Collected material:
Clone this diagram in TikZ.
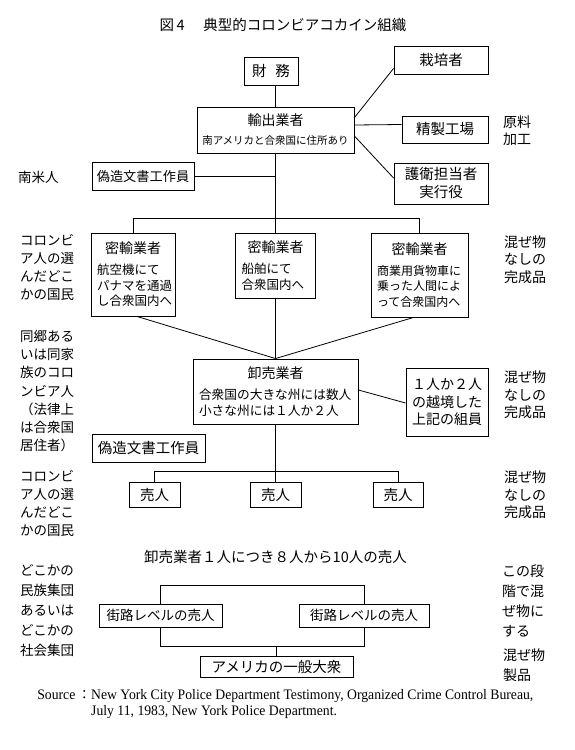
\documentclass[tikz,border=0pt]{standalone}
\usepackage{fontspec}
\setmainfont{Noto Sans CJK JP}
\newfontfamily\srcfont[FakeStretch=0.945]{Liberation Serif}
\usetikzlibrary{calc}
\newcommand{\boxhead}[1]{\hfill{\fontsize{14}{14}\selectfont #1}\hfill\mbox{}\\[5.5pt]}
\begin{document}
\begin{tikzpicture}[x=1pt,y=-1pt,
  box/.style={draw, line width=0.9pt, inner sep=0pt, align=center},
  sbox/.style={draw, line width=0.9pt, inner ysep=0pt, inner xsep=6pt, align=left},
  conn/.style={line width=0.8pt},
  lab/.style={anchor=west, align=left, inner sep=0pt, font=\fontsize{13.5}{18.3}\selectfont},
  big/.style={font=\fontsize{14.5}{18}\selectfont},
  src/.style={anchor=base west, inner sep=0pt, font=\fontsize{14.5}{16}\selectfont\srcfont},
]
\useasboundingbox[fill=white] (0,0) rectangle (574,750);

% title
\node[big, inner sep=0pt] (title) at (283,25) {図\,4\hspace{1.3em}典型的コロンビアコカイン組織};

% top part
\node[box, big, minimum width=54, minimum height=28] (zaimu) at (271,71) {財\hspace{0.6em}務};
\node[box, font=\fontsize{14}{21}\selectfont, minimum width=157, minimum height=46] (exp) at (275.5,130)
  {\raisebox{-2pt}{輸出業者}\\{\fontsize{10.5}{12}\selectfont 南アメリカと合衆国に住所あり}};
\node[box, big, minimum width=94, minimum height=28] (grower) at (441,60) {栽培者};
\node[box, big, minimum width=86, minimum height=27] (refine) at (445,129.5) {精製工場};
\node[box, font=\fontsize{14.5}{18}\selectfont, minimum width=94, minimum height=41] (guard) at (441,183.5) {護衛担当者\\実行役};
\node[box, font=\fontsize{13.2}{16}\selectfont, minimum width=102, minimum height=28] (forgerA) at (143,176) {偽造文書工作員};

% smugglers
\node[sbox, text width=72, minimum width=84, minimum height=83, font=\fontsize{12.5}{15.5}\selectfont] (smugA) at (133,274.5)
  {\boxhead{密輸業者}航空機にて\\パナマを通過\\し合衆国内へ};
\node[sbox, text width=68, minimum width=80, minimum height=65, font=\fontsize{12.5}{15.5}\selectfont] (smugB) at (275.5,265.5)
  {\boxhead{密輸業者}船舶にて\\合衆国内へ};
\node[sbox, text width=85, minimum width=97, minimum height=84, font=\fontsize{12}{15.5}\selectfont] (smugC) at (419.5,275)
  {\boxhead{密輸業者}商業用貨物車に\\乗った人間によ\\って合衆国内へ};

% wholesaler
\node[sbox, text width=153, minimum width=165, minimum height=65, font=\fontsize{12.7}{16}\selectfont] (whole) at (275.5,391.5)
  {\boxhead{卸売業者}合衆国の大きな州には数人\\小さな州には１人か２人};
\node[box, font=\fontsize{14}{17.5}\selectfont, minimum width=82, minimum height=68] (cross) at (447,402) {１人か２人\\の越境した\\上記の組員};
\node[box, font=\fontsize{14.5}{16}\selectfont, minimum width=113, minimum height=28] (forgerB) at (148.5,448) {偽造文書工作員};

% sellers
\node[box, big, minimum width=51, minimum height=25] (sellA) at (154.5,494.5) {売人};
\node[box, big, minimum width=51, minimum height=25] (sellB) at (275.5,494.5) {売人};
\node[box, big, minimum width=50, minimum height=25] (sellC) at (398,494.5) {売人};

% bottom
\node[big, inner sep=0pt] (per) at (275.5,557) {卸売業者１人につき８人から10人の売人};
\node[box, font=\fontsize{13.5}{16}\selectfont, minimum width=123, minimum height=23] (streetA) at (160.5,615.5) {街路レベルの売人};
\node[box, font=\fontsize{13.5}{16}\selectfont, minimum width=130, minimum height=23] (streetB) at (364,615.5) {街路レベルの売人};
\node[box, big, minimum width=153, minimum height=21] (public) at (276.5,667) {アメリカの一般大衆};

% connectors
\coordinate (barA) at (275.5,218);
\coordinate (barB) at (275.5,471);
\coordinate (barC) at (0,585);
\coordinate (barD) at (0,646);
\draw[conn] (exp.north) -- (exp.north |- zaimu.south);
\draw[conn] ($(exp.north east)+(0,11)$) -- ($(grower.south west)+(0,-6)$);
\draw[conn] ($(exp.east)+(0,-5)$) -- ($(refine.west)+(0,-5)$);
\draw[conn] ($(exp.east)+(0,6)$) -- ($(guard.west)+(0,-5.5)$);
\draw[conn] (exp.south) -- (smugB.north);
\draw[conn] (forgerA.east) -- (forgerA.east -| exp.south);
\draw[conn] (smugA.north) -- (smugA.north |- barA) -- (smugC.north |- barA) -- (smugC.north);
\draw[conn] ($(smugA.south)+(4,0)$) -- (whole.north);
\draw[conn] (smugB.south) -- (whole.north);
\draw[conn] ($(smugC.south)+(-6,0)$) -- (whole.north);
\draw[conn] ($(whole.east)+(0,-1.5)$) -- ($(cross.west)+(0,1)$);
\draw[conn] (whole.south) -- (sellB.north);
\draw[conn] (sellA.north) -- (sellA.north |- barB) -- (sellC.north |- barB) -- (sellC.north);
\draw[conn] (streetA.north) -- (streetA.north |- barC) -- (streetB.north |- barC) -- (streetB.north);
\draw[conn] (streetA.south) -- (streetA.south |- barD) -- (streetB.south |- barD) -- (streetB.south);
\draw[conn] (public.north |- barD) -- (public.north);

% left labels
\node[lab] (lNanbei) at (18,177) {南米人};
\node[lab] (lColA) at (20,267.5) {コロンビ\\ア人の選\\んだどこ\\かの国民};
\node[lab] (lDokyo) at (20,391) {同郷ある\\いは同家\\族のコロ\\ンビア人\\（法律上\\は合衆国\\居住者）};
\node[lab] (lColB) at (20,503.5) {コロンビ\\ア人の選\\んだどこ\\かの国民};
\node[lab, font=\fontsize{13.5}{20}\selectfont] (lEthnic) at (20,611) {どこかの\\民族集団\\あるいは\\どこかの\\社会集団};

% right labels
\node[lab, font=\fontsize{14}{17}\selectfont] (rGenryo) at (503,130.5) {原料\\加工};
\node[lab, font=\fontsize{14}{17.5}\selectfont] (rMixA) at (504,259.5) {混ぜ物\\なしの\\完成品};
\node[lab, font=\fontsize{14}{17.5}\selectfont] (rMixB) at (504,395) {混ぜ物\\なしの\\完成品};
\node[lab, font=\fontsize{14}{17.5}\selectfont] (rMixC) at (504,495) {混ぜ物\\なしの\\完成品};
\node[lab, font=\fontsize{14}{19.7}\selectfont] (rStage) at (502,601) {この段\\階で混\\ぜ物に\\する};
\node[lab, font=\fontsize{14}{20}\selectfont] (rProd) at (503,665) {混ぜ物\\製品};

% source
\node[anchor=base east, inner sep=0pt, font=\fontsize{14.5}{16}\selectfont] (srcLab) at (91,699) {{\srcfont Source}\,\fontsize{13}{16}\selectfont：};
\node[src] (srcLineA) at (91,699) {New York City Police Department Testimony, Organized Crime Control Bureau,};
\node[src] (srcLineB) at (91,715) {July 11, 1983, New York Police Department.};
\end{tikzpicture}
\end{document}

Problem requirements:
Repeat the material above in full and exactly, omitting the pictures.

Finished answer:
Clone this diagram in TikZ.
\documentclass[tikz,border=0pt]{standalone}
\usepackage{fontspec}
\setmainfont{Noto Sans CJK JP}
\newfontfamily\srcfont[FakeStretch=0.945]{Liberation Serif}
\usetikzlibrary{calc}
\newcommand{\boxhead}[1]{\hfill{\fontsize{14}{14}\selectfont #1}\hfill\mbox{}\\[5.5pt]}
\begin{document}
\begin{tikzpicture}[x=1pt,y=-1pt,
  box/.style={draw, line width=0.9pt, inner sep=0pt, align=center},
  sbox/.style={draw, line width=0.9pt, inner ysep=0pt, inner xsep=6pt, align=left},
  conn/.style={line width=0.8pt},
  lab/.style={anchor=west, align=left, inner sep=0pt, font=\fontsize{13.5}{18.3}\selectfont},
  big/.style={font=\fontsize{14.5}{18}\selectfont},
  src/.style={anchor=base west, inner sep=0pt, font=\fontsize{14.5}{16}\selectfont\srcfont},
]
\useasboundingbox[fill=white] (0,0) rectangle (574,750);

% title
\node[big, inner sep=0pt] (title) at (283,25) {図\,4\hspace{1.3em}典型的コロンビアコカイン組織};

% top part
\node[box, big, minimum width=54, minimum height=28] (zaimu) at (271,71) {財\hspace{0.6em}務};
\node[box, font=\fontsize{14}{21}\selectfont, minimum width=157, minimum height=46] (exp) at (275.5,130)
  {\raisebox{-2pt}{輸出業者}\\{\fontsize{10.5}{12}\selectfont 南アメリカと合衆国に住所あり}};
\node[box, big, minimum width=94, minimum height=28] (grower) at (441,60) {栽培者};
\node[box, big, minimum width=86, minimum height=27] (refine) at (445,129.5) {精製工場};
\node[box, font=\fontsize{14.5}{18}\selectfont, minimum width=94, minimum height=41] (guard) at (441,183.5) {護衛担当者\\実行役};
\node[box, font=\fontsize{13.2}{16}\selectfont, minimum width=102, minimum height=28] (forgerA) at (143,176) {偽造文書工作員};

% smugglers
\node[sbox, text width=72, minimum width=84, minimum height=83, font=\fontsize{12.5}{15.5}\selectfont] (smugA) at (133,274.5)
  {\boxhead{密輸業者}航空機にて\\パナマを通過\\し合衆国内へ};
\node[sbox, text width=68, minimum width=80, minimum height=65, font=\fontsize{12.5}{15.5}\selectfont] (smugB) at (275.5,265.5)
  {\boxhead{密輸業者}船舶にて\\合衆国内へ};
\node[sbox, text width=85, minimum width=97, minimum height=84, font=\fontsize{12}{15.5}\selectfont] (smugC) at (419.5,275)
  {\boxhead{密輸業者}商業用貨物車に\\乗った人間によ\\って合衆国内へ};

% wholesaler
\node[sbox, text width=153, minimum width=165, minimum height=65, font=\fontsize{12.7}{16}\selectfont] (whole) at (275.5,391.5)
  {\boxhead{卸売業者}合衆国の大きな州には数人\\小さな州には１人か２人};
\node[box, font=\fontsize{14}{17.5}\selectfont, minimum width=82, minimum height=68] (cross) at (447,402) {１人か２人\\の越境した\\上記の組員};
\node[box, font=\fontsize{14.5}{16}\selectfont, minimum width=113, minimum height=28] (forgerB) at (148.5,448) {偽造文書工作員};

% sellers
\node[box, big, minimum width=51, minimum height=25] (sellA) at (154.5,494.5) {売人};
\node[box, big, minimum width=51, minimum height=25] (sellB) at (275.5,494.5) {売人};
\node[box, big, minimum width=50, minimum height=25] (sellC) at (398,494.5) {売人};

% bottom
\node[big, inner sep=0pt] (per) at (275.5,557) {卸売業者１人につき８人から10人の売人};
\node[box, font=\fontsize{13.5}{16}\selectfont, minimum width=123, minimum height=23] (streetA) at (160.5,615.5) {街路レベルの売人};
\node[box, font=\fontsize{13.5}{16}\selectfont, minimum width=130, minimum height=23] (streetB) at (364,615.5) {街路レベルの売人};
\node[box, big, minimum width=153, minimum height=21] (public) at (276.5,667) {アメリカの一般大衆};

% connectors
\coordinate (barA) at (275.5,218);
\coordinate (barB) at (275.5,471);
\coordinate (barC) at (0,585);
\coordinate (barD) at (0,646);
\draw[conn] (exp.north) -- (exp.north |- zaimu.south);
\draw[conn] ($(exp.north east)+(0,11)$) -- ($(grower.south west)+(0,-6)$);
\draw[conn] ($(exp.east)+(0,-5)$) -- ($(refine.west)+(0,-5)$);
\draw[conn] ($(exp.east)+(0,6)$) -- ($(guard.west)+(0,-5.5)$);
\draw[conn] (exp.south) -- (smugB.north);
\draw[conn] (forgerA.east) -- (forgerA.east -| exp.south);
\draw[conn] (smugA.north) -- (smugA.north |- barA) -- (smugC.north |- barA) -- (smugC.north);
\draw[conn] ($(smugA.south)+(4,0)$) -- (whole.north);
\draw[conn] (smugB.south) -- (whole.north);
\draw[conn] ($(smugC.south)+(-6,0)$) -- (whole.north);
\draw[conn] ($(whole.east)+(0,-1.5)$) -- ($(cross.west)+(0,1)$);
\draw[conn] (whole.south) -- (sellB.north);
\draw[conn] (sellA.north) -- (sellA.north |- barB) -- (sellC.north |- barB) -- (sellC.north);
\draw[conn] (streetA.north) -- (streetA.north |- barC) -- (streetB.north |- barC) -- (streetB.north);
\draw[conn] (streetA.south) -- (streetA.south |- barD) -- (streetB.south |- barD) -- (streetB.south);
\draw[conn] (public.north |- barD) -- (public.north);

% left labels
\node[lab] (lNanbei) at (18,177) {南米人};
\node[lab] (lColA) at (20,267.5) {コロンビ\\ア人の選\\んだどこ\\かの国民};
\node[lab] (lDokyo) at (20,391) {同郷ある\\いは同家\\族のコロ\\ンビア人\\（法律上\\は合衆国\\居住者）};
\node[lab] (lColB) at (20,503.5) {コロンビ\\ア人の選\\んだどこ\\かの国民};
\node[lab, font=\fontsize{13.5}{20}\selectfont] (lEthnic) at (20,611) {どこかの\\民族集団\\あるいは\\どこかの\\社会集団};

% right labels
\node[lab, font=\fontsize{14}{17}\selectfont] (rGenryo) at (503,130.5) {原料\\加工};
\node[lab, font=\fontsize{14}{17.5}\selectfont] (rMixA) at (504,259.5) {混ぜ物\\なしの\\完成品};
\node[lab, font=\fontsize{14}{17.5}\selectfont] (rMixB) at (504,395) {混ぜ物\\なしの\\完成品};
\node[lab, font=\fontsize{14}{17.5}\selectfont] (rMixC) at (504,495) {混ぜ物\\なしの\\完成品};
\node[lab, font=\fontsize{14}{19.7}\selectfont] (rStage) at (502,601) {この段\\階で混\\ぜ物に\\する};
\node[lab, font=\fontsize{14}{20}\selectfont] (rProd) at (503,665) {混ぜ物\\製品};

% source
\node[anchor=base east, inner sep=0pt, font=\fontsize{14.5}{16}\selectfont] (srcLab) at (91,699) {{\srcfont Source}\,\fontsize{13}{16}\selectfont：};
\node[src] (srcLineA) at (91,699) {New York City Police Department Testimony, Organized Crime Control Bureau,};
\node[src] (srcLineB) at (91,715) {July 11, 1983, New York Police Department.};
\end{tikzpicture}
\end{document}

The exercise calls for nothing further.